Ils savent que l’acte constitutif de 1867 n’a plus laissé subsister entre l’Angleterre et sa colonie qu’un lien nominal. L’organisation d’un parlement, d’un ministère responsable, a consacré virtuellement l’indépendance politique du Canada. Le droit d’administrer les revenus publics, de voter et de percevoir les droits de douane, d’assurer le service de la dette nationale a inauguré l’indépendance commerciale et cimenté l’union des provinces par la communauté d’intérêts. Bien que le titre officiel du ministère soit encore celui de « conseil privé de la reine, » ses membres ne sont responsables que vis-à-vis du parlement canadien. Ils sont pris dans les rangs de la majorité, gouvernent avec elle et se retirent devant un vote hostile. En théorie, ils sont nommés par le gouverneur général ; dans la pratique, le rôle de ce dernier se borne à confier au chef de la majorité la mission de constituer un ministère et de choisir lui-même ses collègues. Le gouverneur général, délégué de la reine, n’a en réalité d’autres attributions que celle de veiller à la libre administration de la colonie, de convoquer le parlement et d’assurer l’exécution de ses votes.

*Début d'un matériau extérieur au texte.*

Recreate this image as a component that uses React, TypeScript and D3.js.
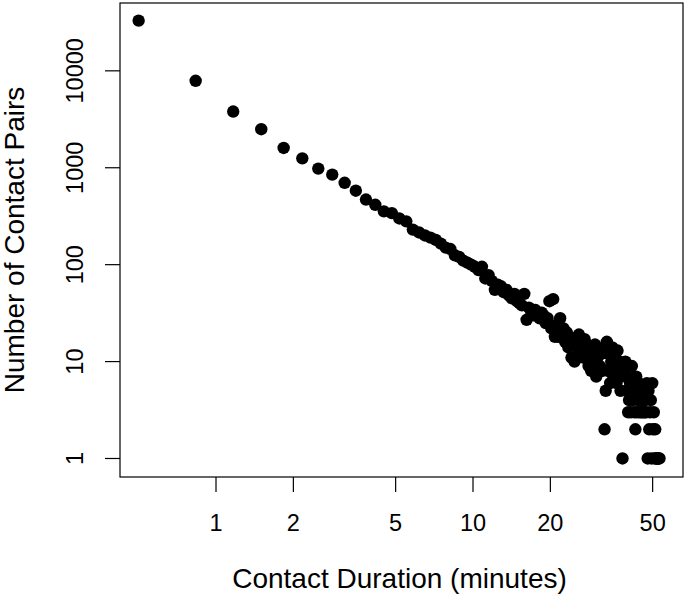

La crise ministérielle que vient de traverser le Canada a mis en œuvre ces différens rouages gouvernementaux et en relief cette indépendance que voilent encore les titres pompeux dont vient d’être revêtu un gendre de la reine, le marquis de Lorne, époux de la princesse Louise. Au mois de septembre dernier ont eu lieu des élections générales ; lord Dufferin était alors gouverneur. Deux partis se disputaient le pouvoir ; l’un, dirigé par l’hon. Alexandre Mackenzie, premier ministre, l’autre par sir John Mac Donald, chef de l’opposition. La lutte électorale fut vive. Le gouverneur général n’avait pas qualité pour intervenir et se renferma dans une neutralité absolue. Sir John Mac Donald, adversaire déclaré du libre-échange, l’emporta sur son rival et conquit près de trente sièges. Mais il échoua lui-même à Kingston, sa ville natale, qu’il représentait depuis trente-cinq ans. Sa politique triomphait, la confiance de son parti et celle de la majorité du pays l’appelaient à prendre le pouvoir, mais la constitution exigeait qu’il fût membre du parlement. La ville de Marquette dans le Minatoba s’empressa de relire, et le 7 octobre le ministère Mackenzie remit à Ottawa sa démission entre les mains de lord Dufferin. Le même jour, le gouverneur général se rendait à Montréal auprès de sir John Mac- Donald et l’invitait à constituer un nouveau cabinet.